4 August 2011, 17:59  European Central Bank announces a fresh six-month loan operation

The European Central Bank has announced a fresh six-month loan operation, providing under-pressure banks with easier funding, due to tensions in euro zone money markets. ECB president Jean-Claude Trichet also signalled to reporters that the ECB was buying euro zone government bonds in the markets this afternoon. This was later confirmed by market sources. The ECB had previously ended six-month loan operations, which were one of the exceptional measures taken during the global financial crisis to ensure that the banking system had enough liquidity. 'The governing council today decided to conduct a liquidity providing supplementary longer term refinancing operation (LTRO) with a maturity of approximately six months,' ECB President Jean-Claude Trichet told reporters in Frankfurt. He was speaking after the bank kept its main lending rate unchanged at 1.5%.
The euro zone debt crisis has put Italy and Spain under huge pressure in recent weeks after Greece, Ireland and Portugal had to be bailed out by the EU and International Monetary Fund. The banks, who hold large amounts of government bonds issued by these weaker euro zone countries, have in turn come under pressure, finding it more difficult and increasingly costly to raise fresh funds from the markets. Mr Trichet also said the bank would continue to 'monitor very closely' inflation risks in the euro zone.

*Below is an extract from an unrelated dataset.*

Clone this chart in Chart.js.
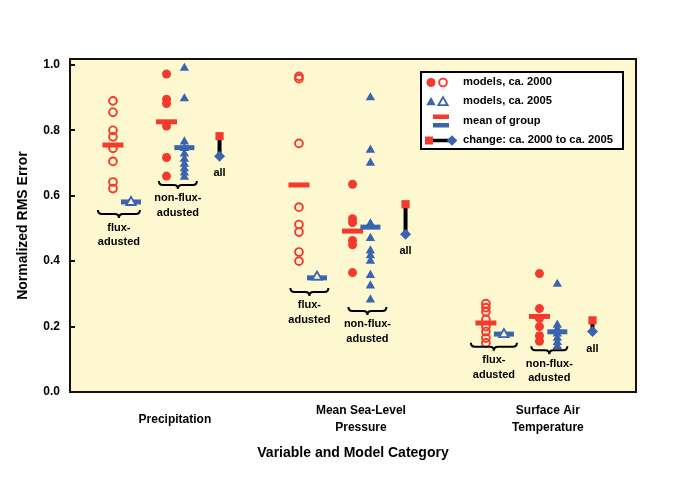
<!DOCTYPE html>
<html><head><meta charset="utf-8">
<script src="https://cdn.jsdelivr.net/npm/chart.js@4"></script>
<style>html,body{margin:0;padding:0;background:#fff;}canvas{display:block;}</style>
</head><body>
<canvas id="c" width="700" height="479"></canvas>
<script>
// ---------------- DATA ----------------
const variables = ["Precipitation", ["Mean Sea-Level", "Pressure"], ["Surface Air", "Temperature"]];
const groupLabels = [["flux-", "adusted"], ["non-flux-", "adusted"]];
const allLabel = "all";

// individual models, ca. 2000 (circles) — per variable
const flux2000 = [
  [0.890, 0.855, 0.800, 0.780, 0.745, 0.705, 0.642, 0.622],
  [0.965, 0.958, 0.760, 0.565, 0.512, 0.489, 0.428, 0.400],
  [0.270, 0.258, 0.245, 0.222, 0.200, 0.185, 0.165, 0.150]
];
const nonFlux2000 = [
  [0.972, 0.895, 0.882, 0.813, 0.717, 0.660],
  [0.635, 0.530, 0.518, 0.463, 0.450, 0.365],
  [0.362, 0.255, 0.225, 0.200, 0.172, 0.155]
];
// individual models, ca. 2005 (triangles)
const flux2005 = [
  [0.580],
  [0.352],
  [0.176]
];
const nonFlux2005 = [
  [0.990, 0.897, 0.765, 0.745, 0.728, 0.712, 0.697, 0.683, 0.670, 0.657],
  [0.900, 0.740, 0.700, 0.515, 0.470, 0.432, 0.417, 0.400, 0.357, 0.325, 0.282],
  [0.330, 0.205, 0.192, 0.178, 0.165, 0.152, 0.140]
];
// group means
const meanFlux2000 = [0.755, 0.633, 0.211];
const meanFlux2005 = [0.581, 0.349, 0.177];
const meanNonFlux2000 = [0.826, 0.492, 0.231];
const meanNonFlux2005 = [0.747, 0.504, 0.184];
// all models: change ca. 2000 -> ca. 2005
const all2000 = [0.782, 0.574, 0.219];
const all2005 = [0.721, 0.482, 0.185];

const yTicks = [0.0, 0.2, 0.4, 0.6, 0.8, 1.0];
const yTickLabels = ["0.0", "0.2", "0.4", "0.6", "0.8", "1.0"];
const legendLabels = ["models, ca. 2000", "models, ca. 2005", "mean of group", "change: ca. 2000 to ca. 2005"];

// ---------------- LAYOUT / STYLE ----------------
const RED = '#F43A2C', BLUE = '#3A64AE', CREAM = '#FEF8D0';
const FONT = '"Liberation Sans", Arial, Helvetica, sans-serif';
const GROUP_X = [0, 1.0, 2.005];
const OFF = { f00: 0, f05: 0.097, n00: 0.288, n05: 0.384, all: 0.573 };
const BRACES = [
  { g: 0, k: 0, off: 0.032, v: 0.544, hw: 21 },
  { g: 0, k: 1, off: 0.349, v: 0.633, hw: 19 },
  { g: 1, k: 0, off: 0.056, v: 0.306, hw: 19 },
  { g: 1, k: 1, off: 0.368, v: 0.248, hw: 19 },
  { g: 2, k: 0, off: 0.043, v: 0.138, hw: 23 },
  { g: 2, k: 1, off: 0.341, v: 0.128, hw: 18 }
];

function pts(arrs, off) {
  const out = [];
  arrs.forEach((a, g) => a.forEach(v => out.push({ x: GROUP_X[g] + off, y: v })));
  return out;
}
function one(arr, off) { return arr.map((v, g) => ({ x: GROUP_X[g] + off, y: v })); }

const changeSets = all2000.map((v, g) => ({
  showLine: true,
  data: [{ x: GROUP_X[g] + OFF.all, y: v }, { x: GROUP_X[g] + OFF.all, y: all2005[g] }],
  borderColor: '#000', borderWidth: 4, tension: 0,
  pointStyle: c => c.dataIndex === 0 ? 'rect' : 'rectRot',
  pointBackgroundColor: c => c.dataIndex === 0 ? RED : BLUE,
  pointBorderColor: c => c.dataIndex === 0 ? RED : BLUE,
  pointBorderWidth: 0,
  pointRadius: c => c.dataIndex === 0 ? 5.8 : 5.5
}));

const datasets = [
  ...changeSets,
  { data: pts(flux2005, OFF.f05), pointStyle: 'triangle', pointRadius: 5.4, pointBorderWidth: 1.8,
    pointBorderColor: BLUE, pointBackgroundColor: CREAM },
  { data: pts(nonFlux2005, OFF.n05), pointStyle: 'triangle', pointRadius: 5.4, pointBorderWidth: 0,
    pointBorderColor: BLUE, pointBackgroundColor: BLUE },
  { data: one(meanFlux2005, OFF.f05).concat(one(meanNonFlux2005, OFF.n05)), pointStyle: 'line',
    pointRadius: 10, pointBorderWidth: 5, pointBorderColor: BLUE, pointBackgroundColor: BLUE },
  { data: one(meanFlux2000, OFF.f00).concat(one(meanNonFlux2000, OFF.n00)), pointStyle: 'line',
    pointRadius: 10.5, pointBorderWidth: 5, pointBorderColor: RED, pointBackgroundColor: RED },
  { data: pts(flux2000, OFF.f00), pointStyle: 'circle', pointRadius: 3.9, pointBorderWidth: 1.9,
    pointBorderColor: RED, pointBackgroundColor: 'rgba(0,0,0,0)' },
  { data: pts(nonFlux2000, OFF.n00), pointStyle: 'circle', pointRadius: 4.5, pointBorderWidth: 0,
    pointBorderColor: RED, pointBackgroundColor: RED }
];

function brace(ctx, cx, y, hw) {
  const h = 4;
  ctx.beginPath();
  ctx.moveTo(cx - hw, y - h);
  ctx.quadraticCurveTo(cx - hw, y, cx - hw + h, y);
  ctx.lineTo(cx - h, y);
  ctx.quadraticCurveTo(cx, y, cx, y + h);
  ctx.quadraticCurveTo(cx, y, cx + h, y);
  ctx.lineTo(cx + hw - h, y);
  ctx.quadraticCurveTo(cx + hw, y, cx + hw, y - h);
  ctx.stroke();
}
function tri(ctx, x, y, r, fill, stroke, lw) {
  ctx.beginPath();
  ctx.moveTo(x, y - r);
  ctx.lineTo(x + r * Math.sin(Math.PI * 2 / 3), y + r / 2);
  ctx.lineTo(x - r * Math.sin(Math.PI * 2 / 3), y + r / 2);
  ctx.closePath();
  if (fill) { ctx.fillStyle = fill; ctx.fill(); }
  if (stroke) { ctx.strokeStyle = stroke; ctx.lineWidth = lw; ctx.stroke(); }
}

const decor = {
  id: 'decor',
  beforeDraw(chart) {
    const { ctx, chartArea: a } = chart;
    ctx.save();
    ctx.fillStyle = '#fff'; ctx.fillRect(0, 0, chart.width, chart.height);
    ctx.fillStyle = CREAM; ctx.fillRect(a.left, a.top, a.right - a.left, a.bottom - a.top);
    ctx.restore();
  },
  afterDraw(chart) {
    const { ctx, chartArea: a, scales: { x, y } } = chart;
    ctx.save();
    ctx.strokeStyle = '#111'; ctx.lineWidth = 2;
    ctx.strokeRect(a.left, a.top, a.right - a.left, a.bottom - a.top);
    // inward tick marks
    yTicks.forEach(v => {
      const py = Math.round(y.getPixelForValue(v));
      ctx.beginPath(); ctx.moveTo(a.left, py); ctx.lineTo(a.left + 5, py); ctx.stroke();
    });
    // braces + group labels
    ctx.fillStyle = '#000'; ctx.strokeStyle = '#000'; ctx.lineWidth = 2;
    ctx.font = 'bold 11px ' + FONT; ctx.textAlign = 'center'; ctx.textBaseline = 'middle';
    BRACES.forEach(b => {
      const cx = x.getPixelForValue(GROUP_X[b.g] + b.off);
      const py = y.getPixelForValue(b.v);
      brace(ctx, cx, py, b.hw);
      groupLabels[b.k].forEach((t, i) => ctx.fillText(t, cx, py + 13.5 + i * 14.5));
    });
    all2005.forEach((v, g) => {
      ctx.fillText(allLabel, x.getPixelForValue(GROUP_X[g] + OFF.all), y.getPixelForValue(v) + 17);
    });
    // legend
    const L = 421, T = 72, R = 623, B = 149;
    ctx.fillStyle = '#fff'; ctx.fillRect(L, T, R - L, B - T);
    ctx.strokeStyle = '#000'; ctx.lineWidth = 2; ctx.strokeRect(L, T, R - L, B - T);
    const rows = [82.5, 101.5, 121, 140.5];
    // row 1: circles
    ctx.fillStyle = RED; ctx.beginPath(); ctx.arc(431, rows[0], 4.5, 0, Math.PI * 2); ctx.fill();
    ctx.strokeStyle = RED; ctx.lineWidth = 1.9; ctx.beginPath(); ctx.arc(443, rows[0], 3.9, 0, Math.PI * 2); ctx.stroke();
    // row 2: triangles
    tri(ctx, 431, rows[1] + 1, 5.4, BLUE, null, 0);
    tri(ctx, 443, rows[1] + 1, 5.4, null, BLUE, 1.8);
    // row 3: mean bars
    ctx.fillStyle = RED; ctx.fillRect(433, 114.5, 16, 4.5);
    ctx.fillStyle = BLUE; ctx.fillRect(433, 123, 16, 4.5);
    // row 4: change
    ctx.strokeStyle = '#000'; ctx.lineWidth = 3.5; ctx.beginPath(); ctx.moveTo(429, rows[3]); ctx.lineTo(451, rows[3]); ctx.stroke();
    ctx.fillStyle = RED; ctx.fillRect(425, rows[3] - 4, 8, 8);
    ctx.fillStyle = BLUE; ctx.beginPath();
    ctx.moveTo(452, rows[3] - 5.3); ctx.lineTo(457.3, rows[3]); ctx.lineTo(452, rows[3] + 5.3); ctx.lineTo(446.7, rows[3]); ctx.closePath(); ctx.fill();
    ctx.fillStyle = '#000'; ctx.font = 'bold 11.2px ' + FONT; ctx.textAlign = 'left';
    legendLabels.forEach((t, i) => ctx.fillText(t, 463, rows[i] - 0.5));
    ctx.restore();
  }
};

Chart.defaults.font.family = FONT;
Chart.defaults.color = '#000';

new Chart(document.getElementById('c'), {
  type: 'scatter',
  data: { datasets },
  options: {
    responsive: false,
    animation: false,
    events: [],
    layout: { padding: { left: 0, top: 59, right: 64, bottom: 0 } },
    plugins: { legend: { display: false }, tooltip: { enabled: false } },
    scales: {
      x: {
        type: 'linear', position: 'bottom', min: -0.231, max: 2.812,
        grid: { display: false, drawTicks: false }, border: { display: false },
        afterBuildTicks: s => { s.ticks = GROUP_X.map(g => ({ value: g + 0.333 })); },
        afterFit: s => { s.height = 87; },
        ticks: {
          autoSkip: false, maxRotation: 0, minRotation: 0, padding: 19, crossAlign: 'center',
          color: '#000', font: { family: FONT, size: 12, weight: 'bold', lineHeight: 1.4 },
          callback: (v, i) => variables[i]
        },
        title: { display: true, text: 'Variable and Model Category', color: '#000',
          font: { family: FONT, size: 14, weight: 'bold' }, padding: { top: 0, bottom: 17 } }
      },
      y: {
        type: 'linear', position: 'left', min: 0, max: 1.018,
        grid: { display: false, drawTicks: false }, border: { display: false },
        afterBuildTicks: s => { s.ticks = yTicks.map(v => ({ value: v })); },
        afterFit: s => { s.width = 70; },
        ticks: { padding: 10, color: '#000', font: { family: FONT, size: 12, weight: 'bold' },
          callback: (v, i) => yTickLabels[i] },
        title: { display: true, text: 'Normalized RMS Error', color: '#000',
          font: { family: FONT, size: 14, weight: 'bold' }, padding: { top: 15, bottom: 0 } }
      }
    }
  },
  plugins: [decor]
});
</script>
</body></html>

He had used the same 'monitor very closely' phrase last month when the bank raised rates to 1.5%. It is usually seen as signalling that another interest rate rise is likely at some point, but not in the short-term. The ECB has raised rates twice this year in an effort to combat euro zone inflation, which eased to 2.5% in July. Mr Trichet also said recent figures had shown a slowing in the pace of economic growth, and there was particularly high uncertainty about the outlook.